There are many ways to do it. If you only receive pictures from the IP address 192.168.0.1, you could use the following script and invoke it from cron:
Code:
#!/bin/bash
cd /directory/where/the/files/may/exist
if [ $(ls 192.168.0.1*.jpeg 2>/dev/null | wc -l) -ge 2 ] # do not delete files unless two or more exist
then
rm $(ls -rt 192.168.0.1*.jpeg | head --lines=-1) # list in order of modtime, select all but the most recent, delete
fi
if [ $(ls 192.168.0.1*.jpeg 2>/dev/null | wc -l) -ge 1 ] # do not mv file unless one (or more) exists
then
mv $(ls -rt 192.168.0.1*.jpeg | tail --lines=1) mycam1image.jpeg # mv most recent file to target filename
fi
If there are no new webcam images, the script will do nothing.

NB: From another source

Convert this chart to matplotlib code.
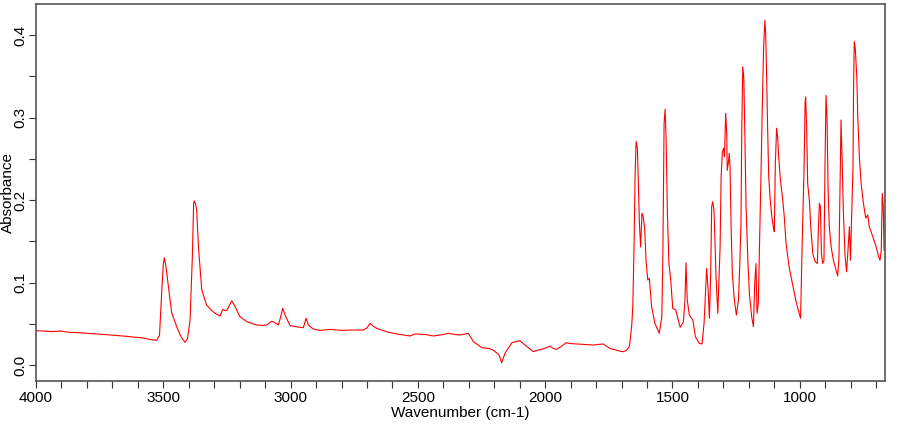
import matplotlib
matplotlib.use("Agg")
import matplotlib.pyplot as plt
from matplotlib.ticker import MultipleLocator

plt.rcParams["font.family"] = ["Liberation Sans", "DejaVu Sans"]

# IR spectrum
wavenumber = [
    4000, 3960, 3940, 3900, 3880, 3860, 3820, 3780, 3740, 3700, 3660, 3620, 3580, 3545, 3526,
    3515, 3506, 3500, 3496, 3489, 3480, 3467, 3447, 3430, 3415, 3405, 3395, 3386, 3381, 3379,
    3374, 3369, 3362, 3349, 3330, 3310, 3297, 3277, 3267, 3258, 3251, 3231, 3218, 3199, 3172,
    3133, 3110, 3094, 3075, 3068, 3048, 3039, 3031, 3022, 3002, 2970, 2950, 2939, 2930, 2911,
    2884, 2845, 2800, 2760, 2714, 2700, 2688, 2675, 2662, 2620, 2583, 2531, 2511, 2470, 2439,
    2400, 2380, 2355, 2335, 2302, 2282, 2249, 2220, 2204, 2181, 2171, 2158, 2131, 2099, 2079,
    2047, 2030, 2014, 1995, 1981, 1968, 1955, 1935, 1918, 1900, 1876, 1850, 1811, 1790, 1772,
    1745, 1720, 1699, 1693, 1680, 1670, 1667, 1660, 1656, 1651, 1647, 1643, 1638, 1634, 1630,
    1625, 1620, 1615, 1609, 1604, 1597, 1591, 1582, 1569, 1552, 1542, 1538, 1533, 1529, 1525,
    1520, 1514, 1507, 1499, 1487, 1470, 1457, 1451, 1447, 1442, 1434, 1420, 1410, 1395, 1384,
    1376, 1371, 1366, 1360, 1355, 1350, 1346, 1342, 1337, 1329, 1322, 1313, 1309, 1304, 1299,
    1296, 1291, 1287, 1285, 1281, 1277, 1274, 1270, 1265, 1257, 1249, 1241, 1236, 1231, 1228,
    1224, 1220, 1216, 1211, 1204, 1198, 1189, 1182, 1177, 1172, 1168, 1163, 1157, 1152, 1147,
    1142, 1137, 1134, 1131, 1127, 1122, 1116, 1110, 1104, 1100, 1096, 1091, 1087, 1083, 1076,
    1067, 1061, 1054, 1042, 1029, 1016, 1006, 997, 990, 983, 979, 977, 973, 969, 962,
    957, 949, 940, 931, 927, 923, 919, 915, 910, 905, 901, 897, 893, 889, 884,
    877, 868, 859, 851, 846, 842, 838, 834, 829, 822, 816, 809, 805, 801, 795,
    791, 789, 786, 782, 776, 772, 766, 759, 750, 741, 733, 727, 713, 700, 690,
    685, 680, 676, 672, 669,
]
absorbance = [
    0.0416, 0.0410, 0.0405, 0.0412, 0.0400, 0.0395, 0.0390, 0.0380, 0.0372, 0.0362, 0.0352, 0.0340, 0.0328, 0.0305, 0.0300,
    0.036, 0.091, 0.122, 0.130, 0.118, 0.095, 0.063, 0.046, 0.034, 0.0275, 0.032, 0.0545, 0.131, 0.195, 0.199,
    0.196, 0.188, 0.143, 0.091, 0.0727, 0.066, 0.0627, 0.0594, 0.0675, 0.066, 0.066, 0.078, 0.0707, 0.0586, 0.0525,
    0.0485, 0.048, 0.0485, 0.053, 0.0525, 0.0485, 0.0586, 0.0687, 0.0606, 0.0477, 0.046, 0.0453, 0.0566, 0.0485, 0.0436,
    0.0420, 0.0432, 0.042, 0.0424, 0.0424, 0.045, 0.0505, 0.047, 0.0444, 0.040, 0.0376, 0.0352, 0.0376, 0.037, 0.0352,
    0.037, 0.0384, 0.037, 0.0364, 0.0384, 0.0283, 0.021, 0.020, 0.018, 0.012, 0.0028, 0.0142, 0.027, 0.0295, 0.0242,
    0.0162, 0.018, 0.019, 0.021, 0.023, 0.020, 0.019, 0.023, 0.027, 0.026, 0.0255, 0.025, 0.0242, 0.025, 0.0255,
    0.020, 0.018, 0.0162, 0.0162, 0.018, 0.022, 0.028, 0.0485, 0.0707, 0.143, 0.228, 0.271, 0.263, 0.220, 0.172,
    0.143, 0.184, 0.180, 0.164, 0.127, 0.103, 0.105, 0.0707, 0.0505, 0.0384, 0.0586, 0.127, 0.293, 0.310, 0.273,
    0.184, 0.123, 0.103, 0.0687, 0.0667, 0.0457, 0.0525, 0.0788, 0.124, 0.0788, 0.0606, 0.0545, 0.0343, 0.0263, 0.0255,
    0.0505, 0.0828, 0.117, 0.091, 0.0566, 0.111, 0.192, 0.198, 0.188, 0.107, 0.0627, 0.143, 0.228, 0.2586, 0.2626,
    0.2525, 0.305, 0.281, 0.236, 0.2444, 0.2566, 0.240, 0.1717, 0.111, 0.0788, 0.0606, 0.0788, 0.119, 0.1717, 0.281,
    0.3616, 0.349, 0.285, 0.192, 0.127, 0.087, 0.0586, 0.0465, 0.099, 0.123, 0.0627, 0.0747, 0.1596, 0.236, 0.317,
    0.386, 0.418, 0.402, 0.3616, 0.297, 0.228, 0.200, 0.180, 0.1677, 0.1616, 0.2444, 0.287, 0.2768, 0.2525, 0.2242,
    0.200, 0.180, 0.1475, 0.119, 0.099, 0.0788, 0.0667, 0.0566, 0.1555, 0.240, 0.319, 0.325, 0.289, 0.220, 0.198,
    0.1677, 0.1354, 0.1253, 0.123, 0.1636, 0.196, 0.192, 0.1354, 0.123, 0.127, 0.240, 0.327, 0.301, 0.216, 0.1677,
    0.1434, 0.127, 0.117, 0.1079, 0.131, 0.216, 0.297, 0.2525, 0.188, 0.131, 0.113, 0.1475, 0.1677, 0.127, 0.196,
    0.240, 0.327, 0.392, 0.384, 0.349, 0.299, 0.2525, 0.220, 0.196, 0.178, 0.182, 0.1677, 0.1555, 0.1434, 0.131,
    0.127, 0.139, 0.208, 0.192, 0.139,
]

fig = plt.figure(figsize=(9.1, 4.25), dpi=100)
ax = fig.add_axes([0.0396, 0.1035, 0.933, 0.887])

ax.plot(wavenumber, absorbance, color="red", lw=0.8)

ax.set_xlim(4000, 665)
ax.set_ylim(-0.0194, 0.4376)
ax.xaxis.set_major_locator(MultipleLocator(500))
ax.xaxis.set_minor_locator(MultipleLocator(100))
ax.yaxis.set_major_locator(MultipleLocator(0.1))
ax.yaxis.set_minor_locator(MultipleLocator(0.05))
ax.yaxis.set_major_formatter(lambda v, pos: f"{v:.1f}")
ax.tick_params(which="both", direction="out", length=5, width=0.8, color="#333333", labelsize=11)
ax.tick_params(axis="x", pad=2)
ax.tick_params(axis="y", pad=1)
for lab in ax.get_yticklabels():
    lab.set_rotation(90)
    lab.set_va("center")

for sp in ax.spines.values():
    sp.set_color("#555555")
    sp.set_linewidth(1.2)

ax.set_xlabel("Wavenumber (cm-1)", fontsize=11, labelpad=1)
ax.set_ylabel("Absorbance", fontsize=11)
ax.yaxis.set_label_coords(-0.0245, 0.5)

fig.savefig("out.png", dpi=100)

If there are two or more new images, the script will delete all but the most recent.
The newest webcam image will be renamed, overwriting the target file if necessary.
If new webcam images appears after the rm and before the mv, the script will mv the most recent.
Edit: There is one problem. If there are no new files, the script generates error messages ("ls: cannot access 192.168.0.1*.jpeg: No such file or directory"), though it correctly does nothing else. The error messages can be discarded with 2>/dev/null as I have added above. There may be a more elegant method which does not generate or require special handling of these error message.